───── Records

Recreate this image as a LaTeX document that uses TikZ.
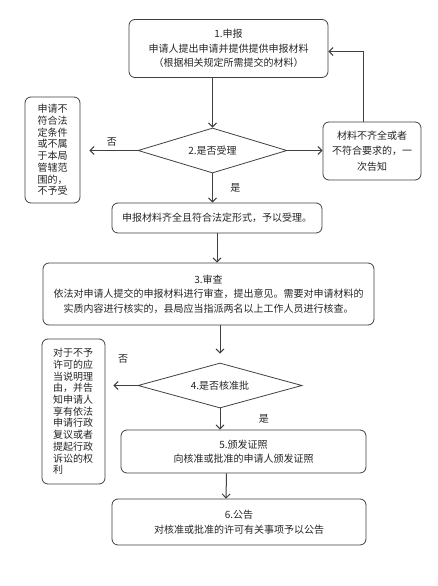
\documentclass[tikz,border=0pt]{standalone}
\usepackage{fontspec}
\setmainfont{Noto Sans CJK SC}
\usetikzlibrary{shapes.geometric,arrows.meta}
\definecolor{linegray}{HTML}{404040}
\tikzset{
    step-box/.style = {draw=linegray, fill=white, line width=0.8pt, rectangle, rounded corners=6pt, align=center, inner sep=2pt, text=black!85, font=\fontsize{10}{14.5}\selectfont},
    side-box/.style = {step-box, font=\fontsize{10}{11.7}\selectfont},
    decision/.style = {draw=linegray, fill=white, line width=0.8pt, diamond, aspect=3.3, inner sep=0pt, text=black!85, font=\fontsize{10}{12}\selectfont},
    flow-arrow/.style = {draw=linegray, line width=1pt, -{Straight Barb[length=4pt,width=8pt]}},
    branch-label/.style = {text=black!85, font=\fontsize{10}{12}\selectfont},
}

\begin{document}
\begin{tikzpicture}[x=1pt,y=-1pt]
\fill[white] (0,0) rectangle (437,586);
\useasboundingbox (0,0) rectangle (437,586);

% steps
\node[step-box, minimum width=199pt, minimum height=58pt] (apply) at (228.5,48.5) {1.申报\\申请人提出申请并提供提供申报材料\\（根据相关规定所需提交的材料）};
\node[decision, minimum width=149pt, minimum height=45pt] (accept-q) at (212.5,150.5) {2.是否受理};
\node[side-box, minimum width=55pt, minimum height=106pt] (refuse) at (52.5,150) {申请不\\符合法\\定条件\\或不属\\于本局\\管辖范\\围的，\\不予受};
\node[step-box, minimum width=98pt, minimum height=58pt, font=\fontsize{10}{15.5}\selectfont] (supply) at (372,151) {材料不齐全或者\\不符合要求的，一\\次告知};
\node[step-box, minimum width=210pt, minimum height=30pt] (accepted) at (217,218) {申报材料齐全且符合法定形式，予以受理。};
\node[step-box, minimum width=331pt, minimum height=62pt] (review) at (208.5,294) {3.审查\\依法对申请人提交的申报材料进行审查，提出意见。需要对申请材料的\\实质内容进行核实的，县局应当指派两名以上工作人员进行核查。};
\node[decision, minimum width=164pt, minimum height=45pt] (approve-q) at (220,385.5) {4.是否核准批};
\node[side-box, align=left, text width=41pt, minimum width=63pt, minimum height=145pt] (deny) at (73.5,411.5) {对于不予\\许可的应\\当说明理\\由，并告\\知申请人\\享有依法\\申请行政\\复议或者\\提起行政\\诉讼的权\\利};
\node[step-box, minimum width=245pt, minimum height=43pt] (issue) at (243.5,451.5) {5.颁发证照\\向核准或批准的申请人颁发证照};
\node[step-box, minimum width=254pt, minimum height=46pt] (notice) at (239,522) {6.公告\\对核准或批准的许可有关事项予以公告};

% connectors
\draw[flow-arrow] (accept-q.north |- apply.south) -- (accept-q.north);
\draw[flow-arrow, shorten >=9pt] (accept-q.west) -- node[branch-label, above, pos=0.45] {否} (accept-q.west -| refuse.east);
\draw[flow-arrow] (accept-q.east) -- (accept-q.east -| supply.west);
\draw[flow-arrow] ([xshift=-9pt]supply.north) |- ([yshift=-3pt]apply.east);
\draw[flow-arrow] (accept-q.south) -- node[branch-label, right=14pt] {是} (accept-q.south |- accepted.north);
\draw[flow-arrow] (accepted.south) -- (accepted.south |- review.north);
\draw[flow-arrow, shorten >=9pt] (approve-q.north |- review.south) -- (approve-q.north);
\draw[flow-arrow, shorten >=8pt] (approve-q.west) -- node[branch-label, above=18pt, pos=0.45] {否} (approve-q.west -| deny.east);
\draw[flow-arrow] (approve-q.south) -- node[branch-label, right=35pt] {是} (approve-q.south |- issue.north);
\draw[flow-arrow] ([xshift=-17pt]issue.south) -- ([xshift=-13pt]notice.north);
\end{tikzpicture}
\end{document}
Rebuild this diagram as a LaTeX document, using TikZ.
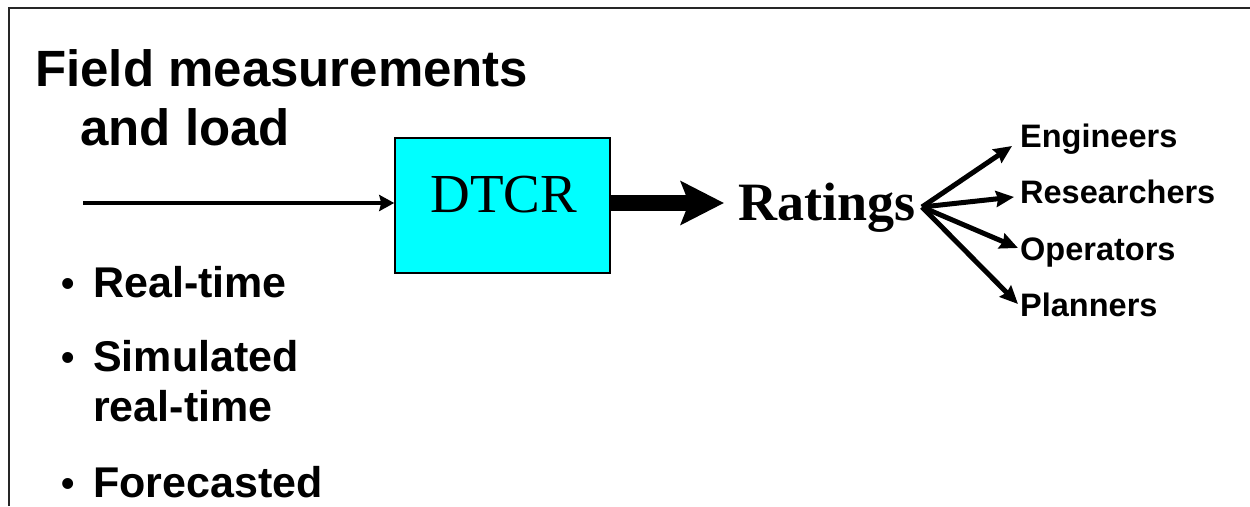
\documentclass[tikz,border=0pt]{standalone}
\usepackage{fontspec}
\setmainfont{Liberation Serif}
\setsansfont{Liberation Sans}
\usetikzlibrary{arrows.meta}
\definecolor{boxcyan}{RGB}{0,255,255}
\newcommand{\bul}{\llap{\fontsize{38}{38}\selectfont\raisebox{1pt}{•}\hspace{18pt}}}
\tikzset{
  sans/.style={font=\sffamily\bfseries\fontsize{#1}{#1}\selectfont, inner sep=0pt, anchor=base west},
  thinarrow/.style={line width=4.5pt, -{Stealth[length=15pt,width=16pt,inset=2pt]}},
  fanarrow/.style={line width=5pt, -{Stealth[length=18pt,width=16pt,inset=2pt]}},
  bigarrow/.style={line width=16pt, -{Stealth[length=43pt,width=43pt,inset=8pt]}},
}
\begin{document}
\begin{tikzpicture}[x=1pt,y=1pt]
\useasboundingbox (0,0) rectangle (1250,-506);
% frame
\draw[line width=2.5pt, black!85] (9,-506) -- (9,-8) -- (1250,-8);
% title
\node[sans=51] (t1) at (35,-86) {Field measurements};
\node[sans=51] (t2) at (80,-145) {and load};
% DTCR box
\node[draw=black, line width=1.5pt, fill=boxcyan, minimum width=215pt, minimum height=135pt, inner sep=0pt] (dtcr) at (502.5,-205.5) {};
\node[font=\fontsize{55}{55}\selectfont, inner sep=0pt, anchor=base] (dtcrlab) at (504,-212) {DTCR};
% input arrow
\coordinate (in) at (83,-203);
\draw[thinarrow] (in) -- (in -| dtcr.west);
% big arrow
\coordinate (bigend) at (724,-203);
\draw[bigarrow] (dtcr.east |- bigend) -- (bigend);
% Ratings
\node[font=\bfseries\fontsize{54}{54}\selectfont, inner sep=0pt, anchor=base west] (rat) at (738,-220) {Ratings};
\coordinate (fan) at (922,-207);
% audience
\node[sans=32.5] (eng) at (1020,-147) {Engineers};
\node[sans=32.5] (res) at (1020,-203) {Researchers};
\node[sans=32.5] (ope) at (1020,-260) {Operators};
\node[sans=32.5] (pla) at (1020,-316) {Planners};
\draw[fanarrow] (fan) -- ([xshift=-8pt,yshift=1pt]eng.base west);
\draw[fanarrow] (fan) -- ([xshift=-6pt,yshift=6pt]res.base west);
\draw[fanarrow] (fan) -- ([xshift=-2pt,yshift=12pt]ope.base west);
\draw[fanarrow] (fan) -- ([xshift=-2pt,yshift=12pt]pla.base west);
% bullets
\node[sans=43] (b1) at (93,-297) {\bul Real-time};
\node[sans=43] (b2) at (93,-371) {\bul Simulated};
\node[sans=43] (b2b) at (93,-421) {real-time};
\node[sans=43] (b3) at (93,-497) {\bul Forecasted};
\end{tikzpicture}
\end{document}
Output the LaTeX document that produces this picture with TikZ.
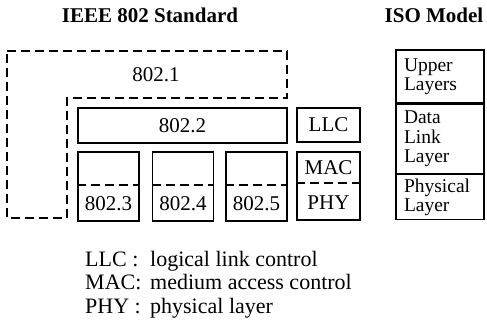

──────────

The exercise:
Drop the images and quote the entries word for word.

Expected answer:
Recreate this image as a LaTeX document that uses TikZ.
\documentclass[tikz,border=0pt]{standalone}
\usepackage{fontspec}
\setmainfont{Noto Sans CJK SC}
\usetikzlibrary{shapes.geometric,arrows.meta}
\definecolor{linegray}{HTML}{404040}
\tikzset{
    step-box/.style = {draw=linegray, fill=white, line width=0.8pt, rectangle, rounded corners=6pt, align=center, inner sep=2pt, text=black!85, font=\fontsize{10}{14.5}\selectfont},
    side-box/.style = {step-box, font=\fontsize{10}{11.7}\selectfont},
    decision/.style = {draw=linegray, fill=white, line width=0.8pt, diamond, aspect=3.3, inner sep=0pt, text=black!85, font=\fontsize{10}{12}\selectfont},
    flow-arrow/.style = {draw=linegray, line width=1pt, -{Straight Barb[length=4pt,width=8pt]}},
    branch-label/.style = {text=black!85, font=\fontsize{10}{12}\selectfont},
}

\begin{document}
\begin{tikzpicture}[x=1pt,y=-1pt]
\fill[white] (0,0) rectangle (437,586);
\useasboundingbox (0,0) rectangle (437,586);

% steps
\node[step-box, minimum width=199pt, minimum height=58pt] (apply) at (228.5,48.5) {1.申报\\申请人提出申请并提供提供申报材料\\（根据相关规定所需提交的材料）};
\node[decision, minimum width=149pt, minimum height=45pt] (accept-q) at (212.5,150.5) {2.是否受理};
\node[side-box, minimum width=55pt, minimum height=106pt] (refuse) at (52.5,150) {申请不\\符合法\\定条件\\或不属\\于本局\\管辖范\\围的，\\不予受};
\node[step-box, minimum width=98pt, minimum height=58pt, font=\fontsize{10}{15.5}\selectfont] (supply) at (372,151) {材料不齐全或者\\不符合要求的，一\\次告知};
\node[step-box, minimum width=210pt, minimum height=30pt] (accepted) at (217,218) {申报材料齐全且符合法定形式，予以受理。};
\node[step-box, minimum width=331pt, minimum height=62pt] (review) at (208.5,294) {3.审查\\依法对申请人提交的申报材料进行审查，提出意见。需要对申请材料的\\实质内容进行核实的，县局应当指派两名以上工作人员进行核查。};
\node[decision, minimum width=164pt, minimum height=45pt] (approve-q) at (220,385.5) {4.是否核准批};
\node[side-box, align=left, text width=41pt, minimum width=63pt, minimum height=145pt] (deny) at (73.5,411.5) {对于不予\\许可的应\\当说明理\\由，并告\\知申请人\\享有依法\\申请行政\\复议或者\\提起行政\\诉讼的权\\利};
\node[step-box, minimum width=245pt, minimum height=43pt] (issue) at (243.5,451.5) {5.颁发证照\\向核准或批准的申请人颁发证照};
\node[step-box, minimum width=254pt, minimum height=46pt] (notice) at (239,522) {6.公告\\对核准或批准的许可有关事项予以公告};

% connectors
\draw[flow-arrow] (accept-q.north |- apply.south) -- (accept-q.north);
\draw[flow-arrow, shorten >=9pt] (accept-q.west) -- node[branch-label, above, pos=0.45] {否} (accept-q.west -| refuse.east);
\draw[flow-arrow] (accept-q.east) -- (accept-q.east -| supply.west);
\draw[flow-arrow] ([xshift=-9pt]supply.north) |- ([yshift=-3pt]apply.east);
\draw[flow-arrow] (accept-q.south) -- node[branch-label, right=14pt] {是} (accept-q.south |- accepted.north);
\draw[flow-arrow] (accepted.south) -- (accepted.south |- review.north);
\draw[flow-arrow, shorten >=9pt] (approve-q.north |- review.south) -- (approve-q.north);
\draw[flow-arrow, shorten >=8pt] (approve-q.west) -- node[branch-label, above=18pt, pos=0.45] {否} (approve-q.west -| deny.east);
\draw[flow-arrow] (approve-q.south) -- node[branch-label, right=35pt] {是} (approve-q.south |- issue.north);
\draw[flow-arrow] ([xshift=-17pt]issue.south) -- ([xshift=-13pt]notice.north);
\end{tikzpicture}
\end{document}
Rebuild this diagram as a LaTeX document, using TikZ.
\documentclass[tikz,border=0pt]{standalone}
\usepackage{fontspec}
\setmainfont{Liberation Serif}
\setsansfont{Liberation Sans}
\usetikzlibrary{arrows.meta}
\definecolor{boxcyan}{RGB}{0,255,255}
\newcommand{\bul}{\llap{\fontsize{38}{38}\selectfont\raisebox{1pt}{•}\hspace{18pt}}}
\tikzset{
  sans/.style={font=\sffamily\bfseries\fontsize{#1}{#1}\selectfont, inner sep=0pt, anchor=base west},
  thinarrow/.style={line width=4.5pt, -{Stealth[length=15pt,width=16pt,inset=2pt]}},
  fanarrow/.style={line width=5pt, -{Stealth[length=18pt,width=16pt,inset=2pt]}},
  bigarrow/.style={line width=16pt, -{Stealth[length=43pt,width=43pt,inset=8pt]}},
}
\begin{document}
\begin{tikzpicture}[x=1pt,y=1pt]
\useasboundingbox (0,0) rectangle (1250,-506);
% frame
\draw[line width=2.5pt, black!85] (9,-506) -- (9,-8) -- (1250,-8);
% title
\node[sans=51] (t1) at (35,-86) {Field measurements};
\node[sans=51] (t2) at (80,-145) {and load};
% DTCR box
\node[draw=black, line width=1.5pt, fill=boxcyan, minimum width=215pt, minimum height=135pt, inner sep=0pt] (dtcr) at (502.5,-205.5) {};
\node[font=\fontsize{55}{55}\selectfont, inner sep=0pt, anchor=base] (dtcrlab) at (504,-212) {DTCR};
% input arrow
\coordinate (in) at (83,-203);
\draw[thinarrow] (in) -- (in -| dtcr.west);
% big arrow
\coordinate (bigend) at (724,-203);
\draw[bigarrow] (dtcr.east |- bigend) -- (bigend);
% Ratings
\node[font=\bfseries\fontsize{54}{54}\selectfont, inner sep=0pt, anchor=base west] (rat) at (738,-220) {Ratings};
\coordinate (fan) at (922,-207);
% audience
\node[sans=32.5] (eng) at (1020,-147) {Engineers};
\node[sans=32.5] (res) at (1020,-203) {Researchers};
\node[sans=32.5] (ope) at (1020,-260) {Operators};
\node[sans=32.5] (pla) at (1020,-316) {Planners};
\draw[fanarrow] (fan) -- ([xshift=-8pt,yshift=1pt]eng.base west);
\draw[fanarrow] (fan) -- ([xshift=-6pt,yshift=6pt]res.base west);
\draw[fanarrow] (fan) -- ([xshift=-2pt,yshift=12pt]ope.base west);
\draw[fanarrow] (fan) -- ([xshift=-2pt,yshift=12pt]pla.base west);
% bullets
\node[sans=43] (b1) at (93,-297) {\bul Real-time};
\node[sans=43] (b2) at (93,-371) {\bul Simulated};
\node[sans=43] (b2b) at (93,-421) {real-time};
\node[sans=43] (b3) at (93,-497) {\bul Forecasted};
\end{tikzpicture}
\end{document}
Output the LaTeX document that produces this picture with TikZ.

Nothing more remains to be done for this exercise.